Mais il n’y a pas de formule magique. La formation d’une nouvelle équipe obéit, forcément, à ces mêmes critères consensuels de départ, qui volent en éclats une fois le cabinet en place. C’est-à-dire qu’il doit s’agir d’une équipe composée en base d’un accord dit d’équilibrage, qui est en fait un partage des strapontins entre principales tendances taëfistes. On ressort donc, comme jadis, comme toujours, la devise salamiste du ni-ni : ni vainqueur ni vaincu.

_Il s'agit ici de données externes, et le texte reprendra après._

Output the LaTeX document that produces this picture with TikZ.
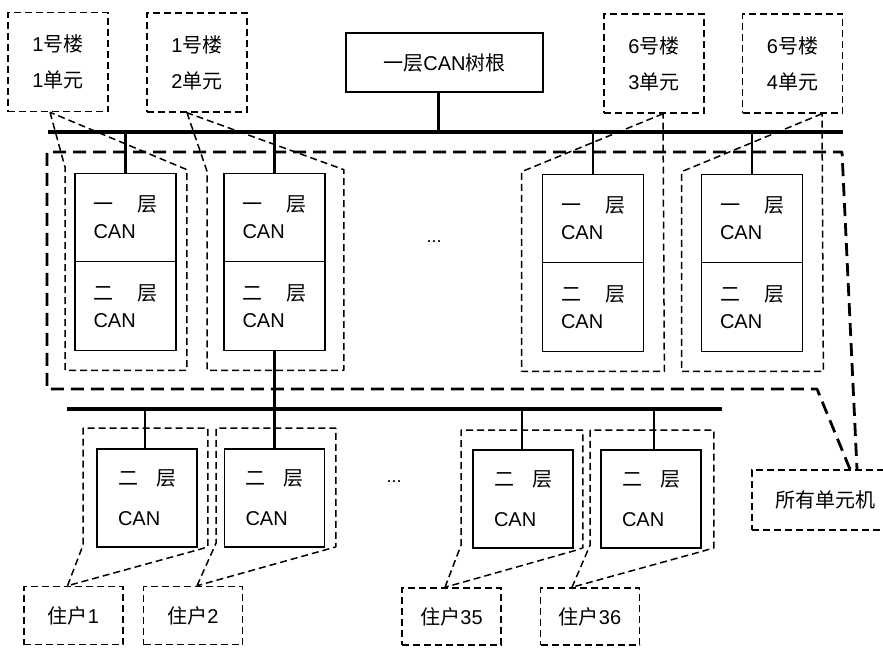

Et Hariri, alors ? Il ne suffira pas, assure-t-on, de l’éjecter. Ce qui d’ailleurs pourrait s’avérer politiquement impossible, malgré la nécessité d’une meilleure entente entre les têtes de l’Exécutif. Il faut donc poser différemment l’équation : plutôt que de se focaliser sur les relations interprésidentielles, plutôt même que de s’entendre sur des noms déterminés, l’on doit se préoccuper de tracer une ligne bien claire que le gouvernement n’aura plus qu’à suivre. C’est-à-dire qu’il faudra, avant toute chose, élaborer une stratégie politique, économique, financière et sociale que toutes les parties s’engageraient à développer ensemble. Dans la foulée du projet de budget 2004 que le présent gouvernement est appelé à défendre devant la Chambre. Texte qui resterait d’ailleurs modifiable dans sa teneur pratique, en fonction des priorités que le prochain ministère se fixerait. Certains suggèrent même que, pour ne pas embrouiller ni compliquer les choses, le nouveau gouvernement soit formé avant l’adoption du budget. Qu’il pourrait récupérer pour le retoucher à sa guise. Mais cela signifierait, à coup sûr, que pour quelques mois on aurait à se rabattre sur la règle, pénalisante en termes de dynamique économique, du douzième provisoire.
Le ministre de l’Information Michel Samaha souligne, pour sa part, les aléas et les limites d’un changement ministériel. Il relève que tout dépend évidemment des circonstances. Mais que l’on est en droit d’attendre, si nouveau gouvernement il doit y avoir, une meilleure cohésion, un rendement accru. En laissant donc entendre que cela n’est pas acquis d’avance. D’autant que le départ des Trente et leur remplacement devraient s’effectuer sans secousse, en base d’un accord clair. Ce qui ne semble pas garanti non plus, peut-on logiquement déduire. En effet, il faudrait en passer par des négociations serrées. Pour obtenir l’accord de tous, (notamment des présidents et de la Syrie) sur la personnalité chargée de diriger le nouveau gouvernement. Puis par des pourparlers encore plus ardus pour choisir les ministres et distribuer les portefeuilles.
Il reste que si les Trente devaient partir, il semblerait normal d’attendre de leurs remplaçants une proclamation d’attachement à la Constitution, en son article 49. Autrement dit, la compensation serait que le pouvoir s’engagerait à ne pas ouvrir la voie à la reconduction. Le consensus tacite serait dès lors qu’on commencerait par Hariri un changement appelé à se généraliser, à tous les niveaux et dans tous les domaines étatiques. À travers, notamment, des élections législatives produisant, en 2005, un Parlement de vraie représentation.